Bible Commentaries
Abbott's Illustrated New Testament
Hebrews 8
The true tabernacle. The spiritual kingdom of Christ is so designated in contradistinction from the tabernacle in which the religious services of the Israelites were performed, which was only ceremonial and temporary, and pitched by man.
The meaning is, that his priesthood, as spoken of in the passage upon which all this discussion rests, (Psalms 110:4,) cannot be an ordinary priesthood under the law of Moses, since he did not belong to the tribe to which the priestly office was confined.--There are priests; that is, of the tribe of Levi.
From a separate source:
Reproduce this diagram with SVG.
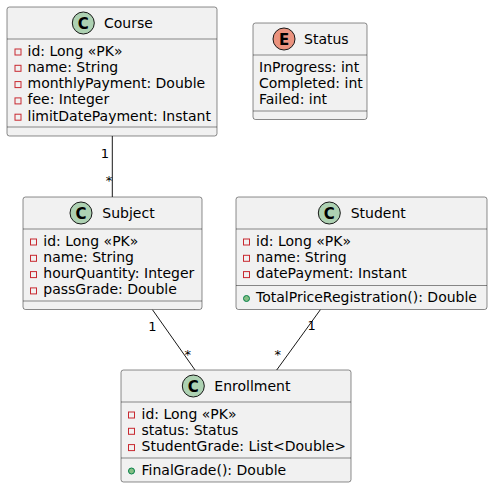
<svg xmlns="http://www.w3.org/2000/svg" width="492" height="488" viewBox="0 0 492 488">
<style>
.box{fill:#F1F1F1;stroke:#181818;stroke-width:0.5}
.sep{stroke:#181818;stroke-width:0.5}
.t{font-family:"DejaVu Sans",Verdana,sans-serif;font-size:14px;fill:#000}
.lbl{font-family:"DejaVu Sans",Verdana,sans-serif;font-size:13px;fill:#000}
.cc{fill:#ADD1B2;stroke:#181818;stroke-width:1}
.ce{fill:#EB937F;stroke:#181818;stroke-width:1}
.letter{font-family:"DejaVu Sans",Verdana,sans-serif;font-size:15px;font-weight:bold;fill:#000;text-anchor:middle}
.priv{fill:none;stroke:#C82930;stroke-width:1}
.pub{fill:#84BE84;stroke:#038048;stroke-width:1}
.edge{stroke:#181818;stroke-width:1;fill:none}
</style>
<g id="connectors">
<line class="edge" x1="112.3" y1="136" x2="112.3" y2="197"/>
<text class="lbl" x="105" y="157.5" text-anchor="middle">1</text>
<text class="lbl" x="109" y="185" text-anchor="middle">*</text>
<line class="edge" x1="152.3" y1="309.5" x2="195" y2="370"/>
<text class="lbl" x="152.3" y="330.5" text-anchor="middle">1</text>
<text class="lbl" x="187.7" y="359" text-anchor="middle">*</text>
<line class="edge" x1="320.5" y1="309.5" x2="276.7" y2="370"/>
<text class="lbl" x="311.7" y="330" text-anchor="middle">1</text>
<text class="lbl" x="277.7" y="359" text-anchor="middle">*</text>
</g>
<g id="Course">
<rect class="box" x="7" y="7" width="210" height="129" rx="2.5"/>
<circle class="cc" cx="83.3" cy="23" r="11"/>
<text class="letter" x="83.3" y="28.5">C</text>
<text class="t" x="104" y="28">Course</text>
<line class="sep" x1="7" y1="39" x2="217" y2="39"/>
<rect class="priv" x="15" y="49" width="6" height="6"/>
<text class="t" x="27.5" y="55.5">id: Long «PK»</text>
<rect class="priv" x="15" y="65.3" width="6" height="6"/>
<text class="t" x="27.5" y="71.8">name: String</text>
<rect class="priv" x="15" y="81.6" width="6" height="6"/>
<text class="t" x="27.5" y="88.1">monthlyPayment: Double</text>
<rect class="priv" x="15" y="97.9" width="6" height="6"/>
<text class="t" x="27.5" y="104.4">fee: Integer</text>
<rect class="priv" x="15" y="114.2" width="6" height="6"/>
<text class="t" x="27.5" y="120.7">limitDatePayment: Instant</text>
<line class="sep" x1="7" y1="127" x2="217" y2="127"/>
</g>
<g id="Status">
<rect class="box" x="253" y="23" width="114" height="96.5" rx="2.5"/>
<circle class="ce" cx="284" cy="39" r="11"/>
<text class="letter" x="284" y="44.5">E</text>
<text class="t" x="304" y="44">Status</text>
<line class="sep" x1="253" y1="55" x2="367" y2="55"/>
<text class="t" x="259" y="71.5">InProgress: int</text>
<text class="t" x="259" y="87.8">Completed: int</text>
<text class="t" x="259" y="104.1">Failed: int</text>
<line class="sep" x1="253" y1="111" x2="367" y2="111"/>
</g>
<g id="Subject">
<rect class="box" x="23" y="197" width="179" height="112.5" rx="2.5"/>
<circle class="cc" cx="81" cy="213" r="11"/>
<text class="letter" x="81" y="218.5">C</text>
<text class="t" x="102.3" y="218">Subject</text>
<line class="sep" x1="23" y1="229" x2="202" y2="229"/>
<rect class="priv" x="30.5" y="239" width="6" height="6"/>
<text class="t" x="43.3" y="245.5">id: Long «PK»</text>
<rect class="priv" x="30.5" y="255.3" width="6" height="6"/>
<text class="t" x="43.3" y="261.8">name: String</text>
<rect class="priv" x="30.5" y="271.6" width="6" height="6"/>
<text class="t" x="43.3" y="278.1">hourQuantity: Integer</text>
<rect class="priv" x="30.5" y="287.9" width="6" height="6"/>
<text class="t" x="43.3" y="294.4">passGrade: Double</text>
<line class="sep" x1="23" y1="301" x2="202" y2="301"/>
</g>
<g id="Student">
<rect class="box" x="236" y="197" width="251" height="112.5" rx="2.5"/>
<circle class="cc" cx="329.3" cy="213" r="11"/>
<text class="letter" x="329.3" y="218.5">C</text>
<text class="t" x="350.7" y="218">Student</text>
<line class="sep" x1="236" y1="229" x2="487" y2="229"/>
<rect class="priv" x="243.5" y="239" width="6" height="6"/>
<text class="t" x="256" y="245.5">id: Long «PK»</text>
<rect class="priv" x="243.5" y="255.3" width="6" height="6"/>
<text class="t" x="256" y="261.8">name: String</text>
<rect class="priv" x="243.5" y="271.6" width="6" height="6"/>
<text class="t" x="256" y="278.1">datePayment: Instant</text>
<line class="sep" x1="236" y1="285.5" x2="487" y2="285.5"/>
<circle class="pub" cx="246.5" cy="298.5" r="3"/>
<text class="t" x="256" y="302">TotalPriceRegistration(): Double</text>
</g>
<g id="Enrollment">
<rect class="box" x="121" y="370" width="230" height="112" rx="2.5"/>
<circle class="cc" cx="193.3" cy="386" r="11"/>
<text class="letter" x="193.3" y="391.5">C</text>
<text class="t" x="214.3" y="391">Enrollment</text>
<line class="sep" x1="121" y1="402" x2="351" y2="402"/>
<rect class="priv" x="128.5" y="412" width="6" height="6"/>
<text class="t" x="141.5" y="418.5">id: Long «PK»</text>
<rect class="priv" x="128.5" y="428.3" width="6" height="6"/>
<text class="t" x="141.5" y="434.8">status: Status</text>
<rect class="priv" x="128.5" y="444.6" width="6" height="6"/>
<text class="t" x="141.5" y="451.1">StudentGrade: List&lt;Double&gt;</text>
<line class="sep" x1="121" y1="458" x2="351" y2="458"/>
<circle class="pub" cx="131.5" cy="471" r="3"/>
<text class="t" x="141.5" y="474.5">FinalGrade(): Double</text>
</g>
</svg>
Unto the example and shadow; that is, their ceremonies and services are intended to shadow forth and typify the higher spiritualities of the Christian dispensation.--See (saith he;) Exodus 25:40. In the directions given to Moses in Exodus, allusion is often made to a pattern which God showed him in the mount. The apostle seems to consider this conformity of the Mosaic tabernacle to the pattern by which it was made, as an emblem of the correspondence between the Jewish rites and the heavenly spiritualities which they were designed to prefigure.
Finding fault with them, he saith. The idea is, that the language quoted (see Jeremiah 31:31-34) implies that God did not regard the first dispensation as permanent and complete; but, recognizing its insufficiency and imperfection, he promised a better one to come.
He hath made the first old; that is, his language implies that it is old.